Sunday, June 16, 2024

Toronto launches new anti-Islamophobia campaign

Toronto launched a new public education campaign today to raise awareness about Islamophobia and “remind Torontonians that acceptance comes without exceptions”.

The latest ‘Toronto For All’ campaign, which calls on Torontonians to both confront and eliminate Islamophobia, will appear on transit shelters as well as the city’s social media channels and website.

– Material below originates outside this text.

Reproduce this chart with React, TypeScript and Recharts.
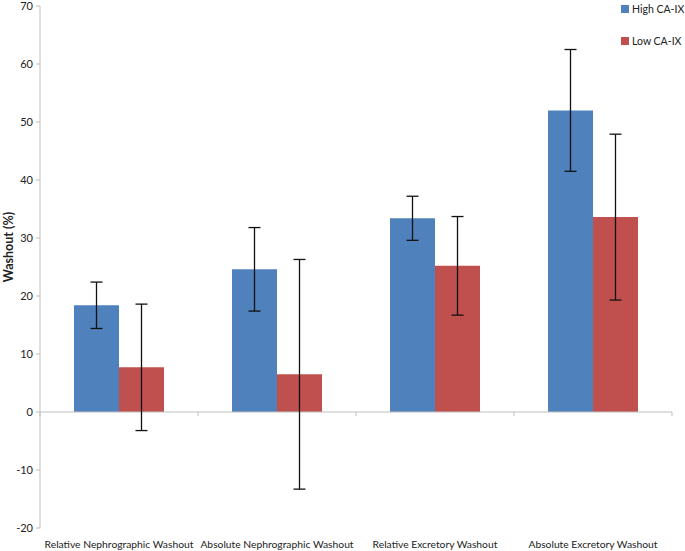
import React from "react";
import {
  BarChart,
  Bar,
  XAxis,
  YAxis,
  ErrorBar,
  Legend,
  ReferenceLine,
} from "recharts";

const categories = [
  "Relative Nephrographic Washout",
  "Absolute Nephrographic Washout",
  "Relative Excretory Washout",
  "Absolute Excretory Washout",
];
const highValues = [18.4, 24.6, 33.4, 52.0];
const highErrors = [4.0, 7.2, 3.8, 10.5];
const lowValues = [7.7, 6.5, 25.2, 33.6];
const lowErrors = [10.9, 19.8, 8.5, 14.3];
const yTicks = [-20, -10, 0, 10, 20, 30, 40, 50, 60, 70];

const data = categories.map((name, i) => ({
  name,
  high: highValues[i],
  highErr: highErrors[i],
  low: lowValues[i],
  lowErr: lowErrors[i],
}));

const FONT = "Lato, 'Open Sans', sans-serif";
const BLUE = "#4F81BD";
const RED = "#C0504D";
const AXIS = "#BFBFBF";

// zero line with small ticks at category boundaries
const ZeroLine = (props: any) => {
  const { x1, y1, x2 } = props;
  const ticks = [0, 1, 2, 3, 4].map((i) => x1 + ((x2 - x1) * i) / 4);
  return (
    <g>
      <line x1={x1} y1={y1} x2={x2} y2={y1} stroke={AXIS} strokeWidth={1} />
      {ticks.map((t, i) => (
        <line key={i} x1={t} y1={y1} x2={t} y2={y1 + 4} stroke={AXIS} strokeWidth={1} />
      ))}
    </g>
  );
};

const LegendBox = (props: any) => {
  const { payload } = props;
  return (
    <div style={{ fontFamily: FONT, fontSize: 10.5, color: "#222", whiteSpace: "nowrap" }}>
      {payload.map((p: any) => (
        <div
          key={p.value}
          style={{ display: "flex", alignItems: "center", height: 17, marginBottom: 15 }}
        >
          <span
            style={{
              width: 8,
              height: 8,
              flexShrink: 0,
              background: p.color,
              marginRight: 3,
              display: "inline-block",
            }}
          />
          {p.value}
        </div>
      ))}
    </div>
  );
};

export default function App() {
  return (
    <div style={{ position: "absolute", left: 0, top: 0, background: "#fff" }}>
      <BarChart
        width={685}
        height={551}
        data={data}
        margin={{ top: 6, right: 13, left: 0, bottom: 0 }}
        barCategoryGap={34}
        barGap={0}
      >
        <XAxis
          dataKey="name"
          axisLine={false}
          tickLine={false}
          height={23}
          tickMargin={7}
          interval={0}
          tick={{ fontSize: 10.3, fill: "#222", fontFamily: FONT }}
        />
        <YAxis
          width={40}
          domain={[-20, 70]}
          ticks={yTicks}
          interval={0}
          stroke={AXIS}
          tickSize={4}
          tickMargin={3}
          tick={{ fontSize: 11, fill: "#222", fontFamily: FONT }}
          label={{
            content: (p: any) => {
              const vb = p.viewBox;
              const cx = vb.x + 8;
              const cy = 247;
              return (
                <text
                  x={cx}
                  y={cy}
                  transform={`rotate(-90 ${cx} ${cy})`}
                  textAnchor="middle"
                  dominantBaseline="central"
                  fontFamily={FONT}
                  fontSize={12.5}
                  fontWeight="bold"
                  fill="#222"
                >
                  Washout (%)
                </text>
              );
            },
          }}
        />
        <ReferenceLine y={0} shape={ZeroLine} />
        <Legend
          layout="horizontal"
          align="center"
          verticalAlign="middle"
          content={<LegendBox />}
          wrapperStyle={{ top: 0, left: 621, width: 64, overflow: "visible" }}
        />
        <Bar dataKey="high" name="High CA-IX" fill={BLUE} isAnimationActive={false}>
          <ErrorBar dataKey="highErr" width={6} stroke="#111" strokeWidth={1.3} />
        </Bar>
        <Bar dataKey="low" name="Low CA-IX" fill={RED} isAnimationActive={false}>
          <ErrorBar dataKey="lowErr" width={6} stroke="#111" strokeWidth={1.3} />
        </Bar>
      </BarChart>
    </div>
  );
}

“I am proud to lend my support to this initiative as I believe it has the potential to make a profound impact on reducing Islamophobia in our city,” said Deputy Mayor Jennifer McKelvie. “The Community Advisory Council, consisting of diverse Muslim community members and leaders, offered their invaluable expertise and insights to the outstanding creative team. Through their unwavering dedication, they worked together, across and through differences, alongside the committed staff, to shape this campaign and make it truly representative of our shared goals.”

The City collaborated with the National Council of Canadian Muslims (NCCM) and a Community Advisory Council made up of diverse Muslim community members, educators and leaders to develop “a meaningful and impactful” the anti-Islamophobia design concept.

“The final campaign design highlights the need for Torontonians to accept without exceptions, celebrating and respecting the faith and cultural practices of Muslims in Toronto,” city officials said in a news release.

Information and resources about Islamophobia and what Torontonians can do to end it, are available on the ‘Toronto For All’ campaign webpage.

This is the 13th ‘Toronto For All’ campaign launched by the City in partnership with community partners and organizations. The goal of the public education initiative is to generate dialogue amongst Toronto residents to create a city that says no to all forms of discrimination and racism. Previous campaigns have focussed on topics including anti-East Asian racism, anti-Black racism, ageism and anti-Semitism.

Aasiyah Khan, NCCM’s Director of Education Programs, says that experiences of Islamophobia are not a rare occurrence for Muslims in Toronto and across Canada and hopes the campaign will make a difference.

“We are thrilled to stand with the City of Toronto as we launch a campaign, that we hope will encourage reflection and inspire people to work together to push back against Islamophobia and all forms of hate and racism,” Khan stated.